▶ Dataset section

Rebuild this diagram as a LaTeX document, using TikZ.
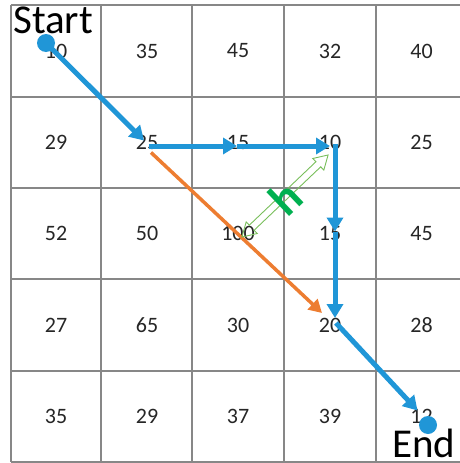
\documentclass[tikz,border=0pt]{standalone}
\usepackage{fontspec}
\setmainfont{Carlito}
\usetikzlibrary{arrows.meta,calc}
\definecolor{gridgray}{RGB}{135,135,135}
\definecolor{pathblue}{RGB}{32,150,215}
\definecolor{pathorange}{RGB}{237,125,49}
\definecolor{hgreen}{RGB}{0,176,80}
\definecolor{hlight}{RGB}{120,190,90}
\tikzset{
  gridline/.style={draw=gridgray,line width=1.6pt},
  val/.style={font=\fontsize{22}{22}\selectfont,text=black!85,inner sep=0pt},
  bluearrow/.style={draw=pathblue,line width=5pt,-{Triangle[length=14pt,width=16pt]}},
  orangearrow/.style={draw=pathorange,line width=3.5pt,-{Triangle[length=13pt,width=14pt]}},
  dot/.style={circle,fill=pathblue,inner sep=0pt,minimum size=18pt},
  bigtext/.style={font=\fontsize{41}{41}\selectfont,text=black,inner sep=0pt,anchor=base west},
  hollowarrow/.style={draw=hlight,line width=0.9pt,line join=miter},
}
\begin{document}
\begin{tikzpicture}[x=1pt,y=-1pt]
\useasboundingbox (0,0) rectangle (459,463);
% grid
\foreach \x in {11,101,192,284,376} \draw[gridline] (\x,5) -- (\x,462);
\foreach \y in {5,97,188,279,371,462} \draw[gridline] (11,\y) -- (467,\y);
% values
\node[val] (n11) at (56,51) {10};
\node[val] (n21) at (147,51) {35};
\node[val] (n31) at (238,51) {45};
\node[val] (n41) at (330,51) {32};
\node[val] (n51) at (421.5,51) {40};
\node[val] (n12) at (56,142.5) {29};
\node[val] (n22) at (147,142.5) {25};
\node[val] (n32) at (238,142.5) {15};
\node[val] (n42) at (330,142.5) {10};
\node[val] (n52) at (421.5,142.5) {25};
\node[val] (n13) at (56,233.5) {52};
\node[val] (n23) at (147,233.5) {50};
\node[val] (n33) at (238,233.5) {100};
\node[val] (n43) at (330,233.5) {15};
\node[val] (n53) at (421.5,233.5) {45};
\node[val] (n14) at (56,325) {27};
\node[val] (n24) at (147,325) {65};
\node[val] (n34) at (238,325) {30};
\node[val] (n44) at (330,325) {20};
\node[val] (n54) at (421.5,325) {28};
\node[val] (n15) at (56,416.5) {35};
\node[val] (n25) at (147,416.5) {29};
\node[val] (n35) at (238,416.5) {37};
\node[val] (n45) at (330,416.5) {39};
\node[val] (n55) at (421.5,416.5) {12};
% labels
\node[bigtext] (start) at (13,33) {Start};
\node[bigtext] (end) at (392,457) {End};
% dots
\node[dot] (sd) at (46,43) {};
\node[dot] (ed) at (428,425) {};
% orange path
\draw[orangearrow] ($(n22)+(4,10)$) -- ($(n44)+(-8,-12)$);
% green hollow double arrow
\begin{scope}[shift={(285,196)},rotate=43.6]
\draw[hollowarrow] (-59.5,0) -- (-46,8) -- (-46,3.5) -- (46,3.5) -- (46,8) -- (59.5,0)
  -- (46,-8) -- (46,-3.5) -- (-46,-3.5) -- (-46,-8) -- cycle;
\end{scope}
\node[text=hgreen,font=\fontsize{47}{47}\selectfont\bfseries,rotate=43.6,inner sep=0pt] (h) at (285,198) {h};
% blue path
\draw[bluearrow] (sd.center) -- ($(n22)+(-3,-2)$);
\draw[bluearrow] ($(n22)+(2,3.5)$) -- ($(n32)+(-1,3.5)$);
\draw[bluearrow] ($(n32)+(-1,3.5)$) -- ($(n42)+(0,3.5)$);
\draw[bluearrow] ($(n42)+(5,1)$) -- ($(n43)+(5,-2)$);
\draw[bluearrow] ($(n43)+(5,-2)$) -- ($(n44)+(5,-7)$);
\draw[bluearrow] ($(n44)+(6,-2)$) -- ($(n55)+(-4,-6)$);
\end{tikzpicture}
\end{document}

▶ Requirement
Copy the data exactly. Any picture it contains is to be omitted.

▶ Exercise answer
Rebuild this diagram as a LaTeX document, using TikZ.
\documentclass[tikz,border=0pt]{standalone}
\usepackage{fontspec}
\setmainfont{Carlito}
\usetikzlibrary{arrows.meta,calc}
\definecolor{gridgray}{RGB}{135,135,135}
\definecolor{pathblue}{RGB}{32,150,215}
\definecolor{pathorange}{RGB}{237,125,49}
\definecolor{hgreen}{RGB}{0,176,80}
\definecolor{hlight}{RGB}{120,190,90}
\tikzset{
  gridline/.style={draw=gridgray,line width=1.6pt},
  val/.style={font=\fontsize{22}{22}\selectfont,text=black!85,inner sep=0pt},
  bluearrow/.style={draw=pathblue,line width=5pt,-{Triangle[length=14pt,width=16pt]}},
  orangearrow/.style={draw=pathorange,line width=3.5pt,-{Triangle[length=13pt,width=14pt]}},
  dot/.style={circle,fill=pathblue,inner sep=0pt,minimum size=18pt},
  bigtext/.style={font=\fontsize{41}{41}\selectfont,text=black,inner sep=0pt,anchor=base west},
  hollowarrow/.style={draw=hlight,line width=0.9pt,line join=miter},
}
\begin{document}
\begin{tikzpicture}[x=1pt,y=-1pt]
\useasboundingbox (0,0) rectangle (459,463);
% grid
\foreach \x in {11,101,192,284,376} \draw[gridline] (\x,5) -- (\x,462);
\foreach \y in {5,97,188,279,371,462} \draw[gridline] (11,\y) -- (467,\y);
% values
\node[val] (n11) at (56,51) {10};
\node[val] (n21) at (147,51) {35};
\node[val] (n31) at (238,51) {45};
\node[val] (n41) at (330,51) {32};
\node[val] (n51) at (421.5,51) {40};
\node[val] (n12) at (56,142.5) {29};
\node[val] (n22) at (147,142.5) {25};
\node[val] (n32) at (238,142.5) {15};
\node[val] (n42) at (330,142.5) {10};
\node[val] (n52) at (421.5,142.5) {25};
\node[val] (n13) at (56,233.5) {52};
\node[val] (n23) at (147,233.5) {50};
\node[val] (n33) at (238,233.5) {100};
\node[val] (n43) at (330,233.5) {15};
\node[val] (n53) at (421.5,233.5) {45};
\node[val] (n14) at (56,325) {27};
\node[val] (n24) at (147,325) {65};
\node[val] (n34) at (238,325) {30};
\node[val] (n44) at (330,325) {20};
\node[val] (n54) at (421.5,325) {28};
\node[val] (n15) at (56,416.5) {35};
\node[val] (n25) at (147,416.5) {29};
\node[val] (n35) at (238,416.5) {37};
\node[val] (n45) at (330,416.5) {39};
\node[val] (n55) at (421.5,416.5) {12};
% labels
\node[bigtext] (start) at (13,33) {Start};
\node[bigtext] (end) at (392,457) {End};
% dots
\node[dot] (sd) at (46,43) {};
\node[dot] (ed) at (428,425) {};
% orange path
\draw[orangearrow] ($(n22)+(4,10)$) -- ($(n44)+(-8,-12)$);
% green hollow double arrow
\begin{scope}[shift={(285,196)},rotate=43.6]
\draw[hollowarrow] (-59.5,0) -- (-46,8) -- (-46,3.5) -- (46,3.5) -- (46,8) -- (59.5,0)
  -- (46,-8) -- (46,-3.5) -- (-46,-3.5) -- (-46,-8) -- cycle;
\end{scope}
\node[text=hgreen,font=\fontsize{47}{47}\selectfont\bfseries,rotate=43.6,inner sep=0pt] (h) at (285,198) {h};
% blue path
\draw[bluearrow] (sd.center) -- ($(n22)+(-3,-2)$);
\draw[bluearrow] ($(n22)+(2,3.5)$) -- ($(n32)+(-1,3.5)$);
\draw[bluearrow] ($(n32)+(-1,3.5)$) -- ($(n42)+(0,3.5)$);
\draw[bluearrow] ($(n42)+(5,1)$) -- ($(n43)+(5,-2)$);
\draw[bluearrow] ($(n43)+(5,-2)$) -- ($(n44)+(5,-7)$);
\draw[bluearrow] ($(n44)+(6,-2)$) -- ($(n55)+(-4,-6)$);
\end{tikzpicture}
\end{document}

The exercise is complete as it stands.